Robots are already performing more menial, behind the scenes roles in retail, such as inventory checking, and shelf replenishment can’t be far behind. And (as with Aloft’s Botlr) robots are starting to pop up in basic service roles too, like the Robot-run restaurant in Harbin, China with Robochefs and Robowaiters.
But of course, robots don’t have to take human form. Apple’s “Siri” personal assistant is a robot of sorts – not that it works all that well right now.
When the technology is perfected though, “The Ultimate Productivity Hack Will Be Robot Assistants” according to HBR.
Google is spending hundreds of millions of dollars purchasing companies withexpertise and IP in robotics and artificial intelligence. The tech giant’s well-publicised experiments with self-driving cars are all about removing people from the picture.

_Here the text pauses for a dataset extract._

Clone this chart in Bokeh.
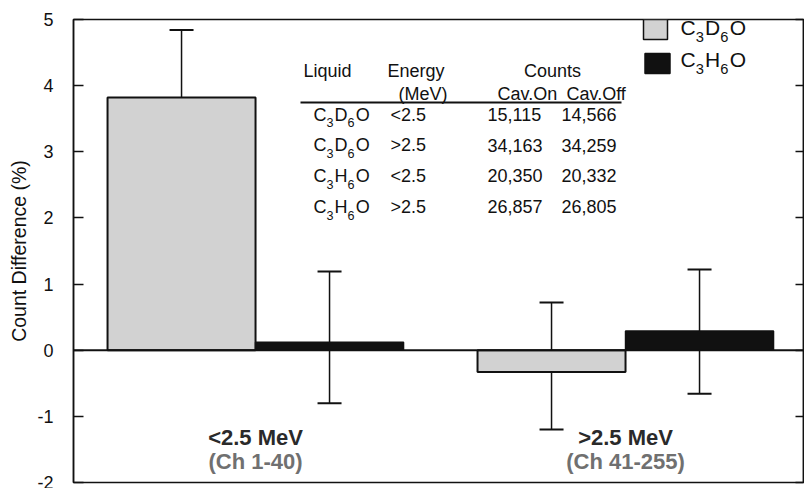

When driverless technology is married with Uber, you can see why Google invested US$258 million in the smart-phone driven travel company.
Tap the app on your phone and a vehicle will arrive, sans someone at the wheel. As Uber co- founder, Travis Kalanick, famously stated; “When there’s no other dude in the car, the cost of taking an Uber anywhere becomes cheaper than owning a vehicle”.
So, ready or not, robots are coming. It’s only a matter of time before the “dude is a droid” in your local store, particularly in more value driven outlets where every dollar in overheads counts. And if service levels go up and costs go down, then that is a good thing for both retailer and shopper.
Of course, with every trend is a counter trend. As the robots roll in, living, breathing, smiling, human beings will be a differentiator in retail’s future.